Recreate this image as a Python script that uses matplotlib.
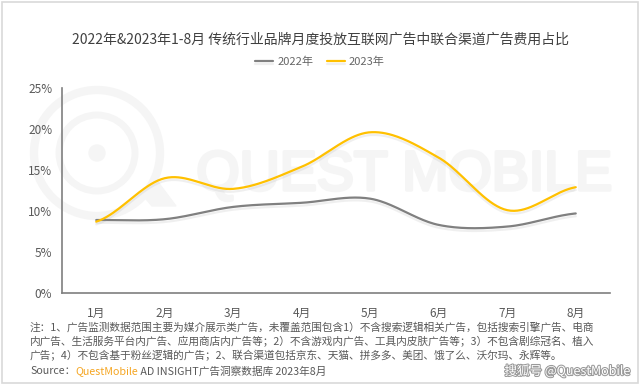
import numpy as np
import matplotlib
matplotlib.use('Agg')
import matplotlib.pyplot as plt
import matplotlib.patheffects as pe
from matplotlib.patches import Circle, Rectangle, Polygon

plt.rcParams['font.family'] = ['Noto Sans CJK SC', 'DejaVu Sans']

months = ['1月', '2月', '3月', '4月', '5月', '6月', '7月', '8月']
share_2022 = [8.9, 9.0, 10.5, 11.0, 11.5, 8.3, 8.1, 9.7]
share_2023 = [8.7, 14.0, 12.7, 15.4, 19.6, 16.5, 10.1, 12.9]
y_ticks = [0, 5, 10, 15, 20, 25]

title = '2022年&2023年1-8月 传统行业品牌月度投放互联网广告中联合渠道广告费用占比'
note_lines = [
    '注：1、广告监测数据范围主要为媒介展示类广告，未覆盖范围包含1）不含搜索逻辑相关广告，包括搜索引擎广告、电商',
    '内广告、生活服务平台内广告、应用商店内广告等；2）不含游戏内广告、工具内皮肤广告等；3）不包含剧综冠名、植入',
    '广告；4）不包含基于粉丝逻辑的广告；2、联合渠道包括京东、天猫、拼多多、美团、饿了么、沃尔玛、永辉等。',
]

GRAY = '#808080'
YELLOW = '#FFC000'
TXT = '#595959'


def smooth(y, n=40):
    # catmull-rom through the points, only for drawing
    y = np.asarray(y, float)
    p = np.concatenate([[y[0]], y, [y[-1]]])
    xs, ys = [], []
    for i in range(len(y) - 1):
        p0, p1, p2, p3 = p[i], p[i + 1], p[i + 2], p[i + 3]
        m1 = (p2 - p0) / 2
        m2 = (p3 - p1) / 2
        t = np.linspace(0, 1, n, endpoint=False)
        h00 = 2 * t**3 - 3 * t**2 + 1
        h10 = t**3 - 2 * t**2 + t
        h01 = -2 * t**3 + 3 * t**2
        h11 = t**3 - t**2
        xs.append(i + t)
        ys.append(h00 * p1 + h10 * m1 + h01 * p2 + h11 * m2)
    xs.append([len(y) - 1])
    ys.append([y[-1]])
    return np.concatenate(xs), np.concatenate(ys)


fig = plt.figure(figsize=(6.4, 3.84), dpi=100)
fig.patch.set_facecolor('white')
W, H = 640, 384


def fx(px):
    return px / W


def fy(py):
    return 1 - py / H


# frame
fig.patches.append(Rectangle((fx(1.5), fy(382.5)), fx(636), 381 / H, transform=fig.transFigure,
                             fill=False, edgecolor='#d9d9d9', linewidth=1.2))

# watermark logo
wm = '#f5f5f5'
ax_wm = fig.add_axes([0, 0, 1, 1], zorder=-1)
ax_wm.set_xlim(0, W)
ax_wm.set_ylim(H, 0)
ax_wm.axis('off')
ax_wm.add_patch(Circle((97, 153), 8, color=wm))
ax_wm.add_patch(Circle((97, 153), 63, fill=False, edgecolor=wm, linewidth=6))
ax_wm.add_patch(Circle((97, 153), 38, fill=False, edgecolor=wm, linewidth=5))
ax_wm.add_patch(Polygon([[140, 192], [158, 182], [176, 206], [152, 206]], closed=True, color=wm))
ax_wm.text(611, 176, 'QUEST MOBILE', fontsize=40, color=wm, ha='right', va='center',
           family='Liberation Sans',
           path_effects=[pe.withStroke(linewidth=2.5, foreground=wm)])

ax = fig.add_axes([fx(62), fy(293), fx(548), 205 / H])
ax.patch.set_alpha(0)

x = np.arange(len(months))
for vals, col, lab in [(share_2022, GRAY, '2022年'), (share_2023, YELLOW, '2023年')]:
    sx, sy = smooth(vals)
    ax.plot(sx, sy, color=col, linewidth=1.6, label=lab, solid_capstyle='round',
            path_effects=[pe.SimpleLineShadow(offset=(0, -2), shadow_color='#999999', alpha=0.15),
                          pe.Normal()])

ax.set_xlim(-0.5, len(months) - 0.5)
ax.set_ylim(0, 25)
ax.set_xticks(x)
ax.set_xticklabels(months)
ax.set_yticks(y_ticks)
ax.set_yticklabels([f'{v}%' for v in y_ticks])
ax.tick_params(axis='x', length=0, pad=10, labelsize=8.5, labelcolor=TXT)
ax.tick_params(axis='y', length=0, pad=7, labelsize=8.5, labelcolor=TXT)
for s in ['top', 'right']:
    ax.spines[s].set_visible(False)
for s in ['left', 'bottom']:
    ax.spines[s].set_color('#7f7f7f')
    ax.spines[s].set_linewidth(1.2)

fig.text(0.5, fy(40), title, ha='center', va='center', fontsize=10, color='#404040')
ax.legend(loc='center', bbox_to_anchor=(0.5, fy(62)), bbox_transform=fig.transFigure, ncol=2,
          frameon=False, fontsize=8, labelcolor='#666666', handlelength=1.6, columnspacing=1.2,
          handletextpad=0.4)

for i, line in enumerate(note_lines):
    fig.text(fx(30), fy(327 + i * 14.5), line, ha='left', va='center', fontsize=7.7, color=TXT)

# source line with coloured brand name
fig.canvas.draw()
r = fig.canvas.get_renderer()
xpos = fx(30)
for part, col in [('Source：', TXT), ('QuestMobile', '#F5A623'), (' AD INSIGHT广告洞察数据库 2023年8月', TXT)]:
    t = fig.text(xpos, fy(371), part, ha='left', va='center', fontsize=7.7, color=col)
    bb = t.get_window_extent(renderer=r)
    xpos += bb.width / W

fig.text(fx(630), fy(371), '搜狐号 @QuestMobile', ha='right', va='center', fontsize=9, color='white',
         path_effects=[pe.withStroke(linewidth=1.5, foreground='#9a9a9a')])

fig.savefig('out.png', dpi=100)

# YOUR TASK
From the first line above down to the line with "fill=False, edgecolor='#d9d9d9', linewidth=1.2))", reproduce every line and no others, omitting pictures.

# ANSWER TO THIS TASK
Recreate this image as a Python script that uses matplotlib.
import numpy as np
import matplotlib
matplotlib.use('Agg')
import matplotlib.pyplot as plt
import matplotlib.patheffects as pe
from matplotlib.patches import Circle, Rectangle, Polygon

plt.rcParams['font.family'] = ['Noto Sans CJK SC', 'DejaVu Sans']

months = ['1月', '2月', '3月', '4月', '5月', '6月', '7月', '8月']
share_2022 = [8.9, 9.0, 10.5, 11.0, 11.5, 8.3, 8.1, 9.7]
share_2023 = [8.7, 14.0, 12.7, 15.4, 19.6, 16.5, 10.1, 12.9]
y_ticks = [0, 5, 10, 15, 20, 25]

title = '2022年&2023年1-8月 传统行业品牌月度投放互联网广告中联合渠道广告费用占比'
note_lines = [
    '注：1、广告监测数据范围主要为媒介展示类广告，未覆盖范围包含1）不含搜索逻辑相关广告，包括搜索引擎广告、电商',
    '内广告、生活服务平台内广告、应用商店内广告等；2）不含游戏内广告、工具内皮肤广告等；3）不包含剧综冠名、植入',
    '广告；4）不包含基于粉丝逻辑的广告；2、联合渠道包括京东、天猫、拼多多、美团、饿了么、沃尔玛、永辉等。',
]

GRAY = '#808080'
YELLOW = '#FFC000'
TXT = '#595959'


def smooth(y, n=40):
    # catmull-rom through the points, only for drawing
    y = np.asarray(y, float)
    p = np.concatenate([[y[0]], y, [y[-1]]])
    xs, ys = [], []
    for i in range(len(y) - 1):
        p0, p1, p2, p3 = p[i], p[i + 1], p[i + 2], p[i + 3]
        m1 = (p2 - p0) / 2
        m2 = (p3 - p1) / 2
        t = np.linspace(0, 1, n, endpoint=False)
        h00 = 2 * t**3 - 3 * t**2 + 1
        h10 = t**3 - 2 * t**2 + t
        h01 = -2 * t**3 + 3 * t**2
        h11 = t**3 - t**2
        xs.append(i + t)
        ys.append(h00 * p1 + h10 * m1 + h01 * p2 + h11 * m2)
    xs.append([len(y) - 1])
    ys.append([y[-1]])
    return np.concatenate(xs), np.concatenate(ys)


fig = plt.figure(figsize=(6.4, 3.84), dpi=100)
fig.patch.set_facecolor('white')
W, H = 640, 384


def fx(px):
    return px / W


def fy(py):
    return 1 - py / H


# frame
fig.patches.append(Rectangle((fx(1.5), fy(382.5)), fx(636), 381 / H, transform=fig.transFigure,
                             fill=False, edgecolor='#d9d9d9', linewidth=1.2))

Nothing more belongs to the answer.